Each entry below is to be written out exactly, and the pictures are to be left out.

================================

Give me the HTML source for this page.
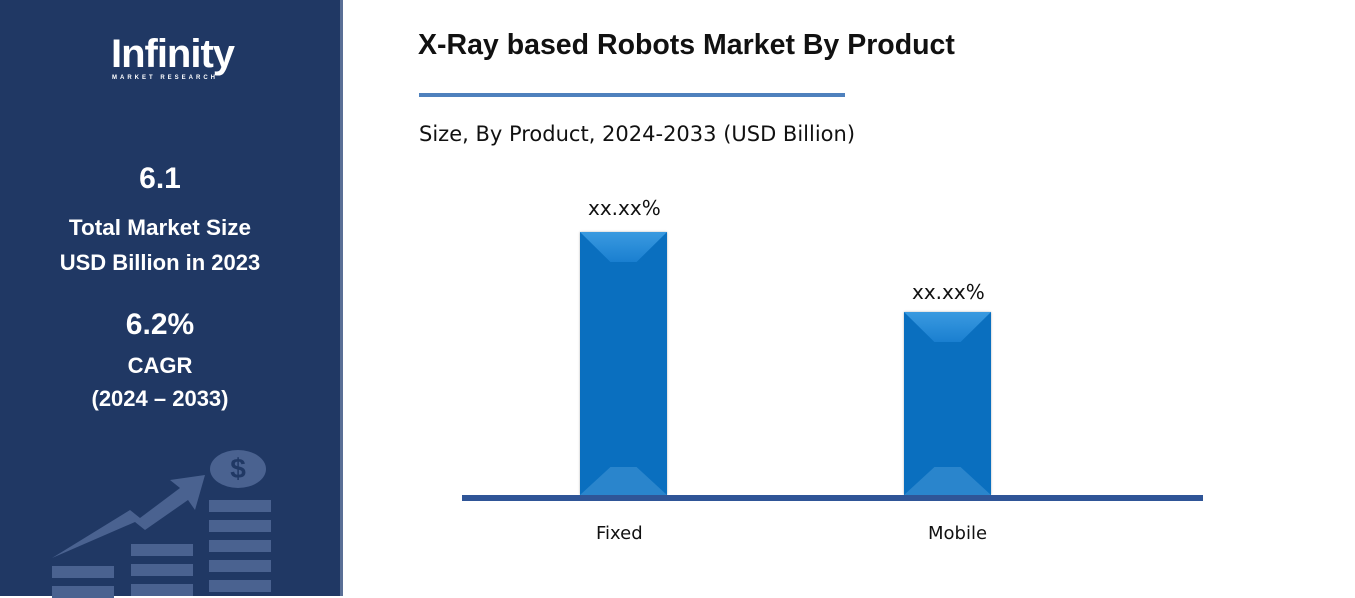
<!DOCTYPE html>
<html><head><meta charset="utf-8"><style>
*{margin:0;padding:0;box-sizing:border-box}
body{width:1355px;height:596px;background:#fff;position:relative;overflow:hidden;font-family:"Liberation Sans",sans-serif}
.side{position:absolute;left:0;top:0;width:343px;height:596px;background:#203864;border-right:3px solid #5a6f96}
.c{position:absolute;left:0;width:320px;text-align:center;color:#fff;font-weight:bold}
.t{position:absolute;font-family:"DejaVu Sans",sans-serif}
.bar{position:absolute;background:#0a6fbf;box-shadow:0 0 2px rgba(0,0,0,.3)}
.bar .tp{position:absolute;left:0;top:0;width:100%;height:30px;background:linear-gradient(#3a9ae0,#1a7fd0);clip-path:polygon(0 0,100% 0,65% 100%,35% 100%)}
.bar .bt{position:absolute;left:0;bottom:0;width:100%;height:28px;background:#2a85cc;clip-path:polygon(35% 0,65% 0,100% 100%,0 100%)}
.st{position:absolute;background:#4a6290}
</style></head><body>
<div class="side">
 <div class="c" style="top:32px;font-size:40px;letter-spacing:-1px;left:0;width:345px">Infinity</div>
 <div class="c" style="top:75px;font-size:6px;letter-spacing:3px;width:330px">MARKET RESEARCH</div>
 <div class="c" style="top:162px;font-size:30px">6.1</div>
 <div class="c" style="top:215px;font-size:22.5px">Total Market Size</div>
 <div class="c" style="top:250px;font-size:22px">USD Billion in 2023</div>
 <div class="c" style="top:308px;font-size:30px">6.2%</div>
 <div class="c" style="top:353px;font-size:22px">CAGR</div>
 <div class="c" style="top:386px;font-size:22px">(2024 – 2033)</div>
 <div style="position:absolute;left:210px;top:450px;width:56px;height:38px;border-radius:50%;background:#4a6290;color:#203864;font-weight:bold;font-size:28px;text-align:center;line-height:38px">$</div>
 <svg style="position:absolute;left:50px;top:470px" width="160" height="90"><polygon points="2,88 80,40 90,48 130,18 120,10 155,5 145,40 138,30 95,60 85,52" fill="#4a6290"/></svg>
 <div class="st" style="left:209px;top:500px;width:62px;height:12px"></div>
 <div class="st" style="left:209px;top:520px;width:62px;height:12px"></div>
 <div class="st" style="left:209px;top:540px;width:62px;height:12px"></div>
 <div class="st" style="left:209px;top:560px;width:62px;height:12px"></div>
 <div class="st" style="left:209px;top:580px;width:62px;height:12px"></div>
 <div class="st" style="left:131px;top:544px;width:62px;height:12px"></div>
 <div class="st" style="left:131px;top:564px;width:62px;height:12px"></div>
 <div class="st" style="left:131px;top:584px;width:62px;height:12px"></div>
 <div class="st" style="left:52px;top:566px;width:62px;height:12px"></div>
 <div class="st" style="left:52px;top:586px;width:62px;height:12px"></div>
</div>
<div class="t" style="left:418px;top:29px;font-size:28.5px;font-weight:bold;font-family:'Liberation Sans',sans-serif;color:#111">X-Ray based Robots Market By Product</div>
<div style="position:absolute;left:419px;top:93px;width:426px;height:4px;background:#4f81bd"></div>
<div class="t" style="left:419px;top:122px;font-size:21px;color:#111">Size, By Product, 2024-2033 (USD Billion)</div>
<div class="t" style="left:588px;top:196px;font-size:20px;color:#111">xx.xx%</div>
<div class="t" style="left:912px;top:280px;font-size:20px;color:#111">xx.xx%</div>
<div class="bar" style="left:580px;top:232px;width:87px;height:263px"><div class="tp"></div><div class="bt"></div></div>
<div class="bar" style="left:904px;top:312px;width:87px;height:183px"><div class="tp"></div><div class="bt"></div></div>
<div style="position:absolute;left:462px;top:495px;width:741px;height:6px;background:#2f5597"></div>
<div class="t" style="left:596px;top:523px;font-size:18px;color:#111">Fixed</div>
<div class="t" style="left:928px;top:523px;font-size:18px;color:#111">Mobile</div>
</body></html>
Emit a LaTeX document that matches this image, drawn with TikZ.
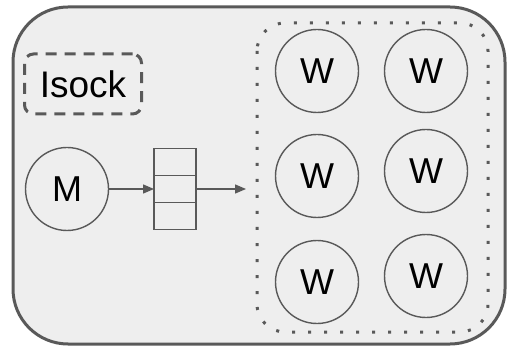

================================

◆ **Completed task**
Give me the HTML source for this page.
<!DOCTYPE html>
<html><head><meta charset="utf-8"><style>
*{margin:0;padding:0;box-sizing:border-box}
body{width:1355px;height:596px;background:#fff;position:relative;overflow:hidden;font-family:"Liberation Sans",sans-serif}
.side{position:absolute;left:0;top:0;width:343px;height:596px;background:#203864;border-right:3px solid #5a6f96}
.c{position:absolute;left:0;width:320px;text-align:center;color:#fff;font-weight:bold}
.t{position:absolute;font-family:"DejaVu Sans",sans-serif}
.bar{position:absolute;background:#0a6fbf;box-shadow:0 0 2px rgba(0,0,0,.3)}
.bar .tp{position:absolute;left:0;top:0;width:100%;height:30px;background:linear-gradient(#3a9ae0,#1a7fd0);clip-path:polygon(0 0,100% 0,65% 100%,35% 100%)}
.bar .bt{position:absolute;left:0;bottom:0;width:100%;height:28px;background:#2a85cc;clip-path:polygon(35% 0,65% 0,100% 100%,0 100%)}
.st{position:absolute;background:#4a6290}
</style></head><body>
<div class="side">
 <div class="c" style="top:32px;font-size:40px;letter-spacing:-1px;left:0;width:345px">Infinity</div>
 <div class="c" style="top:75px;font-size:6px;letter-spacing:3px;width:330px">MARKET RESEARCH</div>
 <div class="c" style="top:162px;font-size:30px">6.1</div>
 <div class="c" style="top:215px;font-size:22.5px">Total Market Size</div>
 <div class="c" style="top:250px;font-size:22px">USD Billion in 2023</div>
 <div class="c" style="top:308px;font-size:30px">6.2%</div>
 <div class="c" style="top:353px;font-size:22px">CAGR</div>
 <div class="c" style="top:386px;font-size:22px">(2024 – 2033)</div>
 <div style="position:absolute;left:210px;top:450px;width:56px;height:38px;border-radius:50%;background:#4a6290;color:#203864;font-weight:bold;font-size:28px;text-align:center;line-height:38px">$</div>
 <svg style="position:absolute;left:50px;top:470px" width="160" height="90"><polygon points="2,88 80,40 90,48 130,18 120,10 155,5 145,40 138,30 95,60 85,52" fill="#4a6290"/></svg>
 <div class="st" style="left:209px;top:500px;width:62px;height:12px"></div>
 <div class="st" style="left:209px;top:520px;width:62px;height:12px"></div>
 <div class="st" style="left:209px;top:540px;width:62px;height:12px"></div>
 <div class="st" style="left:209px;top:560px;width:62px;height:12px"></div>
 <div class="st" style="left:209px;top:580px;width:62px;height:12px"></div>
 <div class="st" style="left:131px;top:544px;width:62px;height:12px"></div>
 <div class="st" style="left:131px;top:564px;width:62px;height:12px"></div>
 <div class="st" style="left:131px;top:584px;width:62px;height:12px"></div>
 <div class="st" style="left:52px;top:566px;width:62px;height:12px"></div>
 <div class="st" style="left:52px;top:586px;width:62px;height:12px"></div>
</div>
<div class="t" style="left:418px;top:29px;font-size:28.5px;font-weight:bold;font-family:'Liberation Sans',sans-serif;color:#111">X-Ray based Robots Market By Product</div>
<div style="position:absolute;left:419px;top:93px;width:426px;height:4px;background:#4f81bd"></div>
<div class="t" style="left:419px;top:122px;font-size:21px;color:#111">Size, By Product, 2024-2033 (USD Billion)</div>
<div class="t" style="left:588px;top:196px;font-size:20px;color:#111">xx.xx%</div>
<div class="t" style="left:912px;top:280px;font-size:20px;color:#111">xx.xx%</div>
<div class="bar" style="left:580px;top:232px;width:87px;height:263px"><div class="tp"></div><div class="bt"></div></div>
<div class="bar" style="left:904px;top:312px;width:87px;height:183px"><div class="tp"></div><div class="bt"></div></div>
<div style="position:absolute;left:462px;top:495px;width:741px;height:6px;background:#2f5597"></div>
<div class="t" style="left:596px;top:523px;font-size:18px;color:#111">Fixed</div>
<div class="t" style="left:928px;top:523px;font-size:18px;color:#111">Mobile</div>
</body></html>
Emit a LaTeX document that matches this image, drawn with TikZ.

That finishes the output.